Danke - darunter leiden Adventures als storylastige Genres übrigens ganz besonders, egal, wo sie gemacht werden. Vor allem, da der Pool an Entwicklern und Autoren in dieser Nische nicht mehr allzu groß ist. Ich wollte das nicht verallgemeinern mit meiner These: Wenn jemand sich damit herauswinden wolle, sein Spiel sei zu "deutsch" für den internationalen Markt, dann verschleiere er damit, dass er in einem größeren Markt nicht mehr so konkurrenzfähig ist wie daheim. Das ist von Spiel zu Spiel unterschiedlich - und es sind ja nicht nur in Deutschland entwickelte Adventures, die international oft kritischer gesehen werden. Aber: Im Fall zum Beispiel des Fussball Managers lässt sich Jahr für Jahr in der deutschen Presse je nach Magazin deutlich ablesen, dass sie ausländische Konkurrenzprodukte gar nicht mehr kennt. Die können hier ohne aufwändige Verfremdung von Daten nicht vertrieben werden wegen Exklusivlizenzen und erscheinen deshalb nicht mehr - auch eine (legale) Art, seine Marktanteile zu sichern, gerade im Sportspiele-Sektor, wo Lizenzen sehr wichtig sind.

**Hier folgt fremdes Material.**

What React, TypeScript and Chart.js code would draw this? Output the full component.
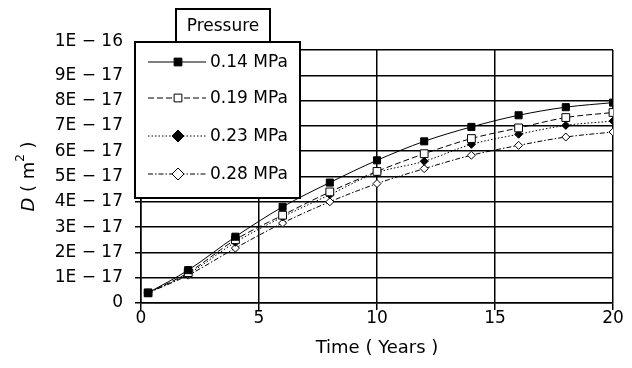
import React, { useEffect, useRef } from "react";
import { Chart, registerables } from "chart.js";

Chart.register(...registerables);

// Time in years
const times = [0.3, 2, 4, 6, 8, 10, 12, 14, 16, 18, 20];
// D values in units of 1E-17 m^2
const p014 = [0.4, 1.3, 2.62, 3.8, 4.76, 5.64, 6.39, 6.96, 7.42, 7.74, 7.92];
const p019 = [0.4, 1.2, 2.5, 3.47, 4.39, 5.2, 5.9, 6.5, 6.92, 7.33, 7.53];
const p023 = [0.4, 1.15, 2.4, 3.4, 4.28, 5.15, 5.6, 6.27, 6.67, 7.02, 7.19];
const p028 = [0.4, 1.1, 2.17, 3.16, 4.0, 4.72, 5.31, 5.84, 6.23, 6.56, 6.76];

const seriesLabels = ["0.14 MPa", "0.19 MPa", "0.23 MPa", "0.28 MPa"];
const yTickLabels = [
  "0",
  "1E − 17",
  "2E − 17",
  "3E − 17",
  "4E − 17",
  "5E − 17",
  "6E − 17",
  "7E − 17",
  "8E − 17",
  "9E − 17",
  "1E − 16",
];
const xTickLabels = ["0", "5", "10", "15", "20"];

const FONT = "'DejaVu Sans', 'Liberation Sans', Arial, sans-serif";

function drawMarker(ctx: CanvasRenderingContext2D, style: string, x: number, y: number, r: number, filled: boolean) {
  ctx.beginPath();
  if (style === "rect") {
    const s = r * Math.SQRT1_2;
    ctx.rect(x - s, y - s, 2 * s, 2 * s);
  } else {
    ctx.moveTo(x, y - r);
    ctx.lineTo(x + r, y);
    ctx.lineTo(x, y + r);
    ctx.lineTo(x - r, y);
    ctx.closePath();
  }
  ctx.fillStyle = filled ? "#000" : "#fff";
  ctx.fill();
  ctx.lineWidth = 1;
  ctx.strokeStyle = "#000";
  ctx.setLineDash([]);
  ctx.stroke();
}

const decorPlugin = {
  id: "decor",
  afterDraw(chart: any) {
    const ctx: CanvasRenderingContext2D = chart.ctx;
    const area = chart.chartArea;
    ctx.save();
    // Axis titles
    ctx.fillStyle = "#000";
    ctx.font = `18px ${FONT}`;
    ctx.textAlign = "center";
    ctx.textBaseline = "middle";
    ctx.fillText("Time ( Years )", (area.left + area.right) / 2, 348);

    // Y title rotated
    ctx.save();
    ctx.translate(28, (area.top + area.bottom) / 2);
    ctx.rotate(-Math.PI / 2);
    const partD = "D";
    const partA = " ( m";
    const partSup = "2";
    const partB = " )";
    ctx.font = `italic 18px ${FONT}`;
    const wD = ctx.measureText(partD).width;
    ctx.font = `18px ${FONT}`;
    const wA = ctx.measureText(partA).width;
    const wB = ctx.measureText(partB).width;
    ctx.font = `12px ${FONT}`;
    const wS = ctx.measureText(partSup).width;
    let cx = -(wD + wA + wS + wB) / 2;
    ctx.textAlign = "left";
    ctx.textBaseline = "alphabetic";
    ctx.font = `italic 18px ${FONT}`;
    ctx.fillText(partD, cx, 6);
    cx += wD;
    ctx.font = `18px ${FONT}`;
    ctx.fillText(partA, cx, 6);
    cx += wA;
    ctx.font = `12px ${FONT}`;
    ctx.fillText(partSup, cx, -4);
    cx += wS;
    ctx.font = `18px ${FONT}`;
    ctx.fillText(partB, cx, 6);
    ctx.restore();

    // Legend box
    const bx = 135, by = 42, bw = 165, bh = 156;
    ctx.fillStyle = "#fff";
    ctx.fillRect(bx, by, bw, bh);
    ctx.lineWidth = 2;
    ctx.strokeStyle = "#000";
    ctx.setLineDash([]);
    ctx.strokeRect(bx, by, bw, bh);
    const tx = 176, ty = 9, tw = 94, th = 33;
    ctx.fillRect(tx, ty, tw, th);
    ctx.strokeRect(tx, ty, tw, th);
    ctx.fillStyle = "#000";
    ctx.font = `17px ${FONT}`;
    ctx.textAlign = "center";
    ctx.textBaseline = "middle";
    ctx.fillText("Pressure", tx + tw / 2, ty + th / 2 + 1);

    const rows = [62, 98, 136, 174];
    chart.data.datasets.forEach((ds: any, i: number) => {
      const y = rows[i];
      ctx.beginPath();
      ctx.setLineDash(ds.borderDash || []);
      ctx.lineWidth = 1;
      ctx.strokeStyle = "#000";
      ctx.moveTo(148, y);
      ctx.lineTo(206, y);
      ctx.stroke();
      const filled = ds.pointBackgroundColor === "#000";
      drawMarker(ctx, ds.pointStyle, 178, y, ds.pointStyle === "rect" ? 5.5 : 6, filled);
      ctx.fillStyle = "#000";
      ctx.font = `17px ${FONT}`;
      ctx.textAlign = "left";
      ctx.textBaseline = "middle";
      ctx.fillText(ds.label, 210, y + 1);
    });
    ctx.restore();
  },
};

export default function App() {
  const ref = useRef<HTMLCanvasElement | null>(null);
  useEffect(() => {
    if (!ref.current) return;
    const mk = (vals: number[]) => vals.map((v, i) => ({ x: times[i], y: v }));
    const common = {
      borderColor: "#000",
      borderWidth: 1,
      pointBorderColor: "#000",
      pointBorderWidth: 1,
      cubicInterpolationMode: "monotone" as const,
      fill: false,
    };
    const chart = new Chart(ref.current, {
      type: "line",
      data: {
        datasets: [
          { ...common, label: seriesLabels[0], data: mk(p014), pointStyle: "rect", pointRadius: 5, pointBackgroundColor: "#000", borderDash: [] },
          { ...common, label: seriesLabels[1], data: mk(p019), pointStyle: "rect", pointRadius: 5.5, pointBackgroundColor: "#fff", borderDash: [6, 3] },
          { ...common, label: seriesLabels[2], data: mk(p023), pointStyle: "rectRot", pointRadius: 4, pointBackgroundColor: "#000", borderDash: [1.5, 2] },
          { ...common, label: seriesLabels[3], data: mk(p028), pointStyle: "rectRot", pointRadius: 4, pointBackgroundColor: "#fff", borderDash: [5, 2, 1.5, 2] },
        ],
      },
      options: {
        responsive: false,
        animation: false,
        events: [],
        layout: { padding: { left: 0, right: 19, top: 50, bottom: 0 } },
        plugins: { legend: { display: false }, tooltip: { enabled: false }, title: { display: false } },
        scales: {
          x: {
            type: "linear",
            min: 0,
            max: 20,
            afterFit: (s: any) => { s.height = 65; },
            afterBuildTicks: (s: any) => { s.ticks = xTickLabels.map((t) => ({ value: Number(t) })); },
            ticks: {
              stepSize: 5,
              autoSkip: false,
              color: "#000",
              font: { family: FONT, size: 17 },
              padding: -2,
              maxRotation: 0,
              callback: (v: any) => xTickLabels.find((t) => Number(t) === v) ?? "",
            },
            grid: { color: "#000", lineWidth: 1.5, tickLength: 7, tickColor: "#000" },
            border: { color: "#000", width: 1.5 },
          },
          y: {
            type: "linear",
            min: 0,
            max: 10,
            afterFit: (s: any) => { s.width = 141; },
            ticks: {
              stepSize: 1,
              autoSkip: false,
              color: "#000",
              font: { family: FONT, size: 17, lineHeight: "16px" },
              padding: 12,
              callback: (v: any) => {
                const lbl = yTickLabels[Math.round(v)] ?? "";
                return Math.round(v) === 10 ? [lbl, ""] : lbl;
              },
            },
            grid: { color: "#000", lineWidth: 1.5, tickLength: 6, tickColor: "#000" },
            border: { color: "#000", width: 1.5 },
          },
        },
      },
      plugins: [decorPlugin],
    });
    return () => chart.destroy();
  }, []);
  return (
    <div style={{ position: "fixed", left: 0, top: 0, width: 632, height: 368, background: "#fff" }}>
      <canvas ref={ref} width={632} height={368} style={{ width: 632, height: 368, display: "block" }} />
    </div>
  );
}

Im Falle Daedalic ist es ja nicht so, dass die Spiele bisher bloß wegen der ein oder anderen misslungenen Übersetzung und Vertonung im Schnitt weniger euphorisch als in ihrer Heimat gesehen werden. Und das nicht nur in amerikanischen Medien. Sondern teilweise stark wegen Spieldesign, was ich selbst gerade bei "The Whispered World" teilweise nachvollziehen kann. Wo wir gerade dabei sind: Adventure Gamers ist keine amerikanische Seite, noch nie gewesen. Wie schon erwähnt: Die Reaktionen zu Deponia sind doch bisher sehr positiv. Mich irritierte ursprünglich die Aussage von jemandem, der sich wunderte, wie ein und dasselbe Spiel so unterschiedlich wahrgenommen werden kann. Das ist die natürlichste Sache der Welt - ganz besonders bei stark storylastigen Spielen, wie Adventures es in der Regel sind.